Poetry | Soft cover | 114 Pages | $18
This collection of poems was written under the influence of jazz, Shakespeare, Basquiat, boxing, the Bronx and the Basque country. The poems are more Coltrane-like riff than meditation, unable to keep their verbal dexterity still, even for a second. His first book at age 60, the oxymoronic Harry Bauld sees in all directions at once, with his blissfully uncorrected eye.
Praise for The Uncorrected Eye
Like the woodpecker in this collection’s first poem, Bauld pecks away in a “paradiddle of discovery,” a jazz take on the joy and pain of contemporary life as he observes it. Fathers and sons, fading youth, marriage, learning Spanish, Basquiat, the teaching of nuns, the lives of monks comprise only some of the objects of his roving imagination. The Uncorrected Eye gives us a fresh view of life with new and bracing insights.
Jo Sarzotti, Mother Desert
What is the “uncorrected eye” that Harry Bauld celebrates? This uncorrected eye, he writes, reveals a world that “brims, marbles, quivers / over its boundaries, wells.” And that is what his poems do.
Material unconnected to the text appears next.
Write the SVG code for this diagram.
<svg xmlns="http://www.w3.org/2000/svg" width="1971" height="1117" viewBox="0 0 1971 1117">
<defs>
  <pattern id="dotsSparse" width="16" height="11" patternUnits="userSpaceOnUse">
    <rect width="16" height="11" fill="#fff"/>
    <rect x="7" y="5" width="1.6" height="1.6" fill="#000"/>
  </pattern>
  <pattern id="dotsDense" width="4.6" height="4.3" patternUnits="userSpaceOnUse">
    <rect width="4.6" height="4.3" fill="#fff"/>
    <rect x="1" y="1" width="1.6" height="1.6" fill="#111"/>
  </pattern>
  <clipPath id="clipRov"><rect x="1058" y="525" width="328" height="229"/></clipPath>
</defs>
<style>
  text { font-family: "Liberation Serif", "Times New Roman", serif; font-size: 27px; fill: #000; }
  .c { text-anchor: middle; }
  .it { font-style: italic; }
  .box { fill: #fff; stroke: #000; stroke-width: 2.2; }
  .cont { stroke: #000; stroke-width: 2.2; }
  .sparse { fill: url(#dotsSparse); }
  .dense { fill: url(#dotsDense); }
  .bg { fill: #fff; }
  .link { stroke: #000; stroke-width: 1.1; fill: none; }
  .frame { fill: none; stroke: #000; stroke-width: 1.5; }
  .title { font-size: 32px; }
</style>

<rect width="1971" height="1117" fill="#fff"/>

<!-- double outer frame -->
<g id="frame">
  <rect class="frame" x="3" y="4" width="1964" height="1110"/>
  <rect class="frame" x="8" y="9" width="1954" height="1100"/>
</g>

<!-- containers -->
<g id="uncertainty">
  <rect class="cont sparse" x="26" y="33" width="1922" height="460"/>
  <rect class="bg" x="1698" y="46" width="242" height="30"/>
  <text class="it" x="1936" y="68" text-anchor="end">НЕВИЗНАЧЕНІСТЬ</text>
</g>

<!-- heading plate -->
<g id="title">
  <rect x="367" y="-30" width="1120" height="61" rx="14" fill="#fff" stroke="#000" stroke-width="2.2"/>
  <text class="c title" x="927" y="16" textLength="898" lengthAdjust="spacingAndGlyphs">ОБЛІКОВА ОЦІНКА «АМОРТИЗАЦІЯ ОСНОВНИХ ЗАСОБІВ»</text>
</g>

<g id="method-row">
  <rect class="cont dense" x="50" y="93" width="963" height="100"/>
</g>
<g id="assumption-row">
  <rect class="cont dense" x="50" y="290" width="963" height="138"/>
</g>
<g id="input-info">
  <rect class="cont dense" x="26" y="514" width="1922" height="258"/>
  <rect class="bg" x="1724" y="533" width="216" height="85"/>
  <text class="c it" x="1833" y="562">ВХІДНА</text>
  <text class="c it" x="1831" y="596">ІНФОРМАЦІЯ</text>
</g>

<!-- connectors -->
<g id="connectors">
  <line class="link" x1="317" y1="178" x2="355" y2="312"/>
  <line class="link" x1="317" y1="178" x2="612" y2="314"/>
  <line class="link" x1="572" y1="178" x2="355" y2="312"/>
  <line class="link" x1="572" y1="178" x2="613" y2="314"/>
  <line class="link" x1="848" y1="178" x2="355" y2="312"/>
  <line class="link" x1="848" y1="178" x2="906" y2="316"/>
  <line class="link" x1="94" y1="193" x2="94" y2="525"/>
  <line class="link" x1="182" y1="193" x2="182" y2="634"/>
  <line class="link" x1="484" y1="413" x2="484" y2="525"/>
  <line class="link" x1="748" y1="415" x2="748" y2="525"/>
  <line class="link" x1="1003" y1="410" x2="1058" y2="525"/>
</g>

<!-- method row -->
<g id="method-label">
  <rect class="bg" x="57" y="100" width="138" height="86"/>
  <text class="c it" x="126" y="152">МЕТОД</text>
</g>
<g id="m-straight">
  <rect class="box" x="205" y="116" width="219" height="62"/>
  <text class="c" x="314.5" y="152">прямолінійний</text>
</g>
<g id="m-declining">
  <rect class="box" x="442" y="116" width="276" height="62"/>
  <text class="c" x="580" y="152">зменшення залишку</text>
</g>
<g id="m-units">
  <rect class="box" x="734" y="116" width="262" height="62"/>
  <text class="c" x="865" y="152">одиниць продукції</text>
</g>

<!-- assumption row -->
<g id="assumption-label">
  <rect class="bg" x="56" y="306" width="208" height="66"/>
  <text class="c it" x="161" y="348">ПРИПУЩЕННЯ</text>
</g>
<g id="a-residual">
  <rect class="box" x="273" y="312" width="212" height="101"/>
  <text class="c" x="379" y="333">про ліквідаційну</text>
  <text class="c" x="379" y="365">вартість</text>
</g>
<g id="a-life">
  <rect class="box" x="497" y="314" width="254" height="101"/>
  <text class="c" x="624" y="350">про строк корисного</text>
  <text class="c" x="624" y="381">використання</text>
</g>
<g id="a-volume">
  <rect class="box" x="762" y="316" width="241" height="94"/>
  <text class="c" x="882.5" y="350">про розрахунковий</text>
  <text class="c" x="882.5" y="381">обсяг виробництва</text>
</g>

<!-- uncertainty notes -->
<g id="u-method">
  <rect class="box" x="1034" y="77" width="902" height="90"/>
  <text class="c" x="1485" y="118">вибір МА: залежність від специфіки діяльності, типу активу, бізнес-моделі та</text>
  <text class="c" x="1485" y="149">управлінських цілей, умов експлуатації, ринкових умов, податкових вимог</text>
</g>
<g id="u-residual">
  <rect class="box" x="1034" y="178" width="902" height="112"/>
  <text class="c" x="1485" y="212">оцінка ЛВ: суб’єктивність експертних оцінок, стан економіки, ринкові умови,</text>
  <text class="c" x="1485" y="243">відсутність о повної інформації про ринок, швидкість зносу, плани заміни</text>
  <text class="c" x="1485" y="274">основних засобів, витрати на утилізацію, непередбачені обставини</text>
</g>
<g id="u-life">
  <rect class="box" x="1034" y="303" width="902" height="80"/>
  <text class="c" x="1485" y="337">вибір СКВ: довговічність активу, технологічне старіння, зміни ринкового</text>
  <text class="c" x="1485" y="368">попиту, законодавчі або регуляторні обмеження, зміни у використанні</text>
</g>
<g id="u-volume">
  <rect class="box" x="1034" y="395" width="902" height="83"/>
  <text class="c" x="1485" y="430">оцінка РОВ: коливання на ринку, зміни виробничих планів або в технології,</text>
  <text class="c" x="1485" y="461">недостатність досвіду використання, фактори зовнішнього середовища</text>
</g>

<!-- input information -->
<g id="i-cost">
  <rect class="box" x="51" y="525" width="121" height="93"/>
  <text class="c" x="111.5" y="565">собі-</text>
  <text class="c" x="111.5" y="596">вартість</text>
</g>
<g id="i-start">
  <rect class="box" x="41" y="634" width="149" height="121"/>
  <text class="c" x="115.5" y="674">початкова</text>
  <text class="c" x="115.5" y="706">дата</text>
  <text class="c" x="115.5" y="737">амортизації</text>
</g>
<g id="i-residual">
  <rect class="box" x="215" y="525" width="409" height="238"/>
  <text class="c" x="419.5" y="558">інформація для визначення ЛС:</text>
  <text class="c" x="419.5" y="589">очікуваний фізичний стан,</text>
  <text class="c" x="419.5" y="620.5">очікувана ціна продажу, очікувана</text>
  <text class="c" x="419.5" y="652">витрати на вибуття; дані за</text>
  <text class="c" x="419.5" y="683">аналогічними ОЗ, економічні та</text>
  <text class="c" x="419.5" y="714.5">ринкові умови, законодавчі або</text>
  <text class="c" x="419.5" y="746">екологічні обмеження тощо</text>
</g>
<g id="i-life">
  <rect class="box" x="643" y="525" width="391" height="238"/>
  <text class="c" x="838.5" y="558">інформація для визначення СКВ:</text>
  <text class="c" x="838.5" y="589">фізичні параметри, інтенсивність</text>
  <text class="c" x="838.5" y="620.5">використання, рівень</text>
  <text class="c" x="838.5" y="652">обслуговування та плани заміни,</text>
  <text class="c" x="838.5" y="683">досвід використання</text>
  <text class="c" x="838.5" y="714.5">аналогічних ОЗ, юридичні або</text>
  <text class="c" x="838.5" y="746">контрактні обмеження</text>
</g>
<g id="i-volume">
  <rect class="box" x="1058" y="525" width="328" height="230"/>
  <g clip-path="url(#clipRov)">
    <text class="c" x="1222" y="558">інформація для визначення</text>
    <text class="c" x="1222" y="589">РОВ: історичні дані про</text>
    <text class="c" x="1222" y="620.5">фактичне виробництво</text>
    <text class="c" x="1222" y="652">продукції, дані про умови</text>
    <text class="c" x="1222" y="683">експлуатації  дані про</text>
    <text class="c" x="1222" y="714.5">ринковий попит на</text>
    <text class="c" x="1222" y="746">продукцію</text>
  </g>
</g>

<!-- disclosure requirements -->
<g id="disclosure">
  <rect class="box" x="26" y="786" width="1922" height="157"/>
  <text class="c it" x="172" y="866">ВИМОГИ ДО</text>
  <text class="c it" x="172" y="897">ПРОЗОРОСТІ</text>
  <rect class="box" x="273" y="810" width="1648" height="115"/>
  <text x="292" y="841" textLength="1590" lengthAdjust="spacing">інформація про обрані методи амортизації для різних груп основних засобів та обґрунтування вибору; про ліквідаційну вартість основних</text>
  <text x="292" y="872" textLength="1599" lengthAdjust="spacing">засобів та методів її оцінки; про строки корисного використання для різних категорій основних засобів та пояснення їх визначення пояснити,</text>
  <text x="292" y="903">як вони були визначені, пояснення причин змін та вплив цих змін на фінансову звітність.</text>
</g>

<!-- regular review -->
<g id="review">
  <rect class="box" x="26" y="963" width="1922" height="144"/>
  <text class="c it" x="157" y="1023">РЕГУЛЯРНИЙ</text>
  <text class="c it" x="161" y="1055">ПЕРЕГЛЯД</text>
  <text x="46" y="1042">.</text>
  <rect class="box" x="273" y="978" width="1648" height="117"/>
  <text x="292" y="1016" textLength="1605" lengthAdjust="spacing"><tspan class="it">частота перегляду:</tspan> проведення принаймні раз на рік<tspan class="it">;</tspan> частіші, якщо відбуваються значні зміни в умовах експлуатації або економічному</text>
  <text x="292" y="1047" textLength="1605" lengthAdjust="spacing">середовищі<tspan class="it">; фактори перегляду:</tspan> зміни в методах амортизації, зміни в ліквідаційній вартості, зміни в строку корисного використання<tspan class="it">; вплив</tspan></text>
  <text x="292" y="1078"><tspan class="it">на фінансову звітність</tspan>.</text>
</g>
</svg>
From his jazz-like improvisations to the whip-like turns in his sonnets, from his ‘magic cloud of memory’ to the “limping lion of history,” Bauld presents us with a world we thought we knew well. Now, in these beautifully crafted poems, we feel as though we are meeting it for the first time.
Fred Marchant, Said Not Said
About the Author
Harry Bauld studied art history at Columbia University, where he was twice All-Ivy shortstop and broke Lou Gehrig’s records. Unfortunately they were his academic records. As a freelance journalist his beats included sports, the arts, wine and food, and book reviews. His poems have appeared in many journals and anthologies and won the New Millennium Writings Award and the Milton Kessler Poetry Prize. Selected by Matthew Dickman for inclusion in Best New Poets 2012 (University of Virginia Press), he has taught English and coached baseball, boxing and basketball in New York and New England. He currently holds the Kulik Chair in English at Horace Mann School and spends summers in the Basque Country.